De plus : Il y a aussi la réalité de la Vivaldi aujourd’hui : le PS et Vooruit prennent des chemins opposés idéologiquement.

  • Au sein du gouvernement fédéral, il est clair que Rousseau, en envoyant Frank Vandenbroucke en tant que vice-premier ministre, a laissé indirectement sa marque sur la Vivaldi. « Frank joue le rôle de flibustier dans ce gouvernement : il n’a plus rien à gagner ou à perdre, et propose souvent des points de vue surprenants, sort des sentiers battus, et est très souvent orienté vers les solutions. Avec le Premier ministre, il pèse sans doute le plus lourd dans le kern. » Pour être clair, c’est une citation qui ne vient pas des socialistes, mais même parmi les vice-premiers ministres, il y a clairement des fans.
  • Car plus d’une fois, Vandenbroucke est aussi leur allié lorsqu’ils trouvent un PS rigide sur leur chemin. « Très souvent, nous nous sommes demandés s’il s’agissait encore d’une seule et même famille socialiste.
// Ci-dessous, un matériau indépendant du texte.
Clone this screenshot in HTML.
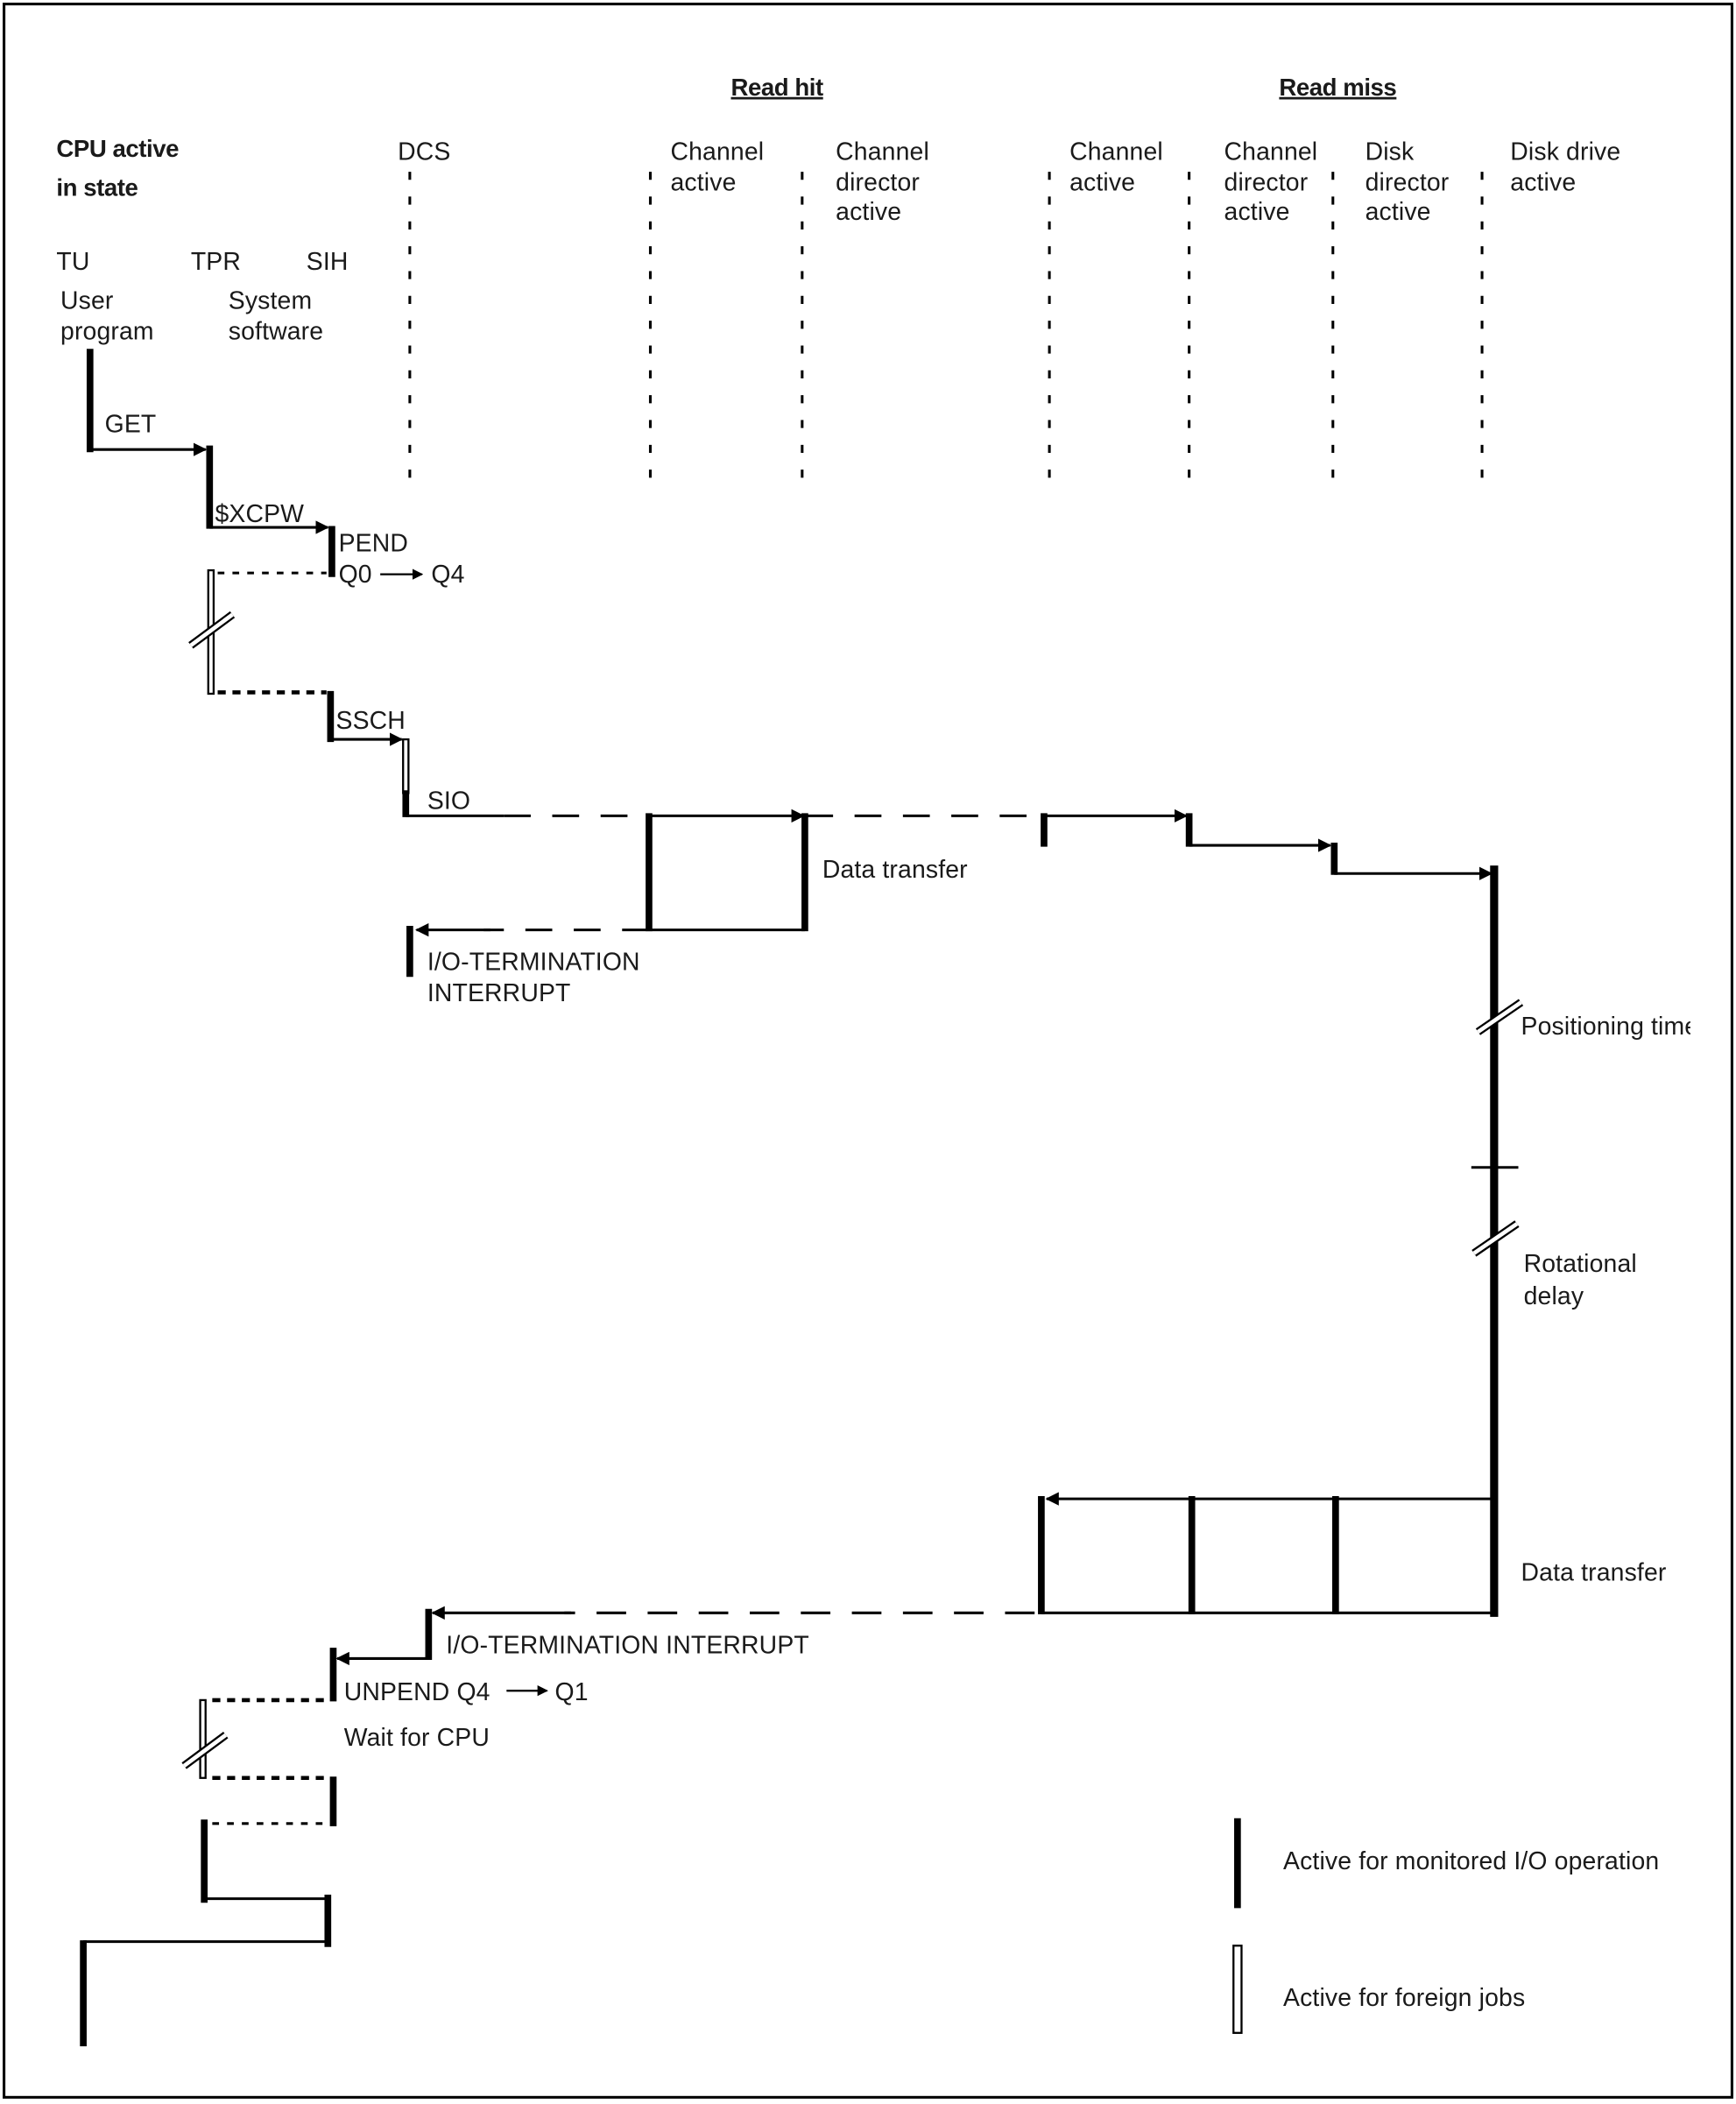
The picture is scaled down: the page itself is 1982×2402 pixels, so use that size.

La version du socialisme de Frank est vraiment parfois très éloignée de celle du PS. Sans parler du dossier des retraites, par exemple. »
  • C’est un secret de polichinelle que Vooruit s’est emparé de la question depuis qu’elle a donné lieu à un énorme clash entre le PS et le Premier ministre, fin décembre. De Croo avait présenté toute une batterie de propositions, ce qui a irrité le PS, surtout sur la méthode.
  • Entre-temps, on parle d’une série de propositions qui pourraient encore démêler le nœud du dossier. « J’ai lu qu’il y a une note Vandenbroucke-De Croo ? Mais allez, c’est juste la note de Vandenbroucke », nuance également un vice-premier ministre. En d’autres termes, c’est Vooruit qui pousse le PS dans le dos, désormais, sur le dossier des retraites.
  • Mais du côté du PS, on sait à qui on a affaire : « Si le PS doit négocier avec Vandenbroucke un accord de coalition, cela prendra du temps. Avec ou sans la N-VA à la table », a conclu un vice-premier ministre.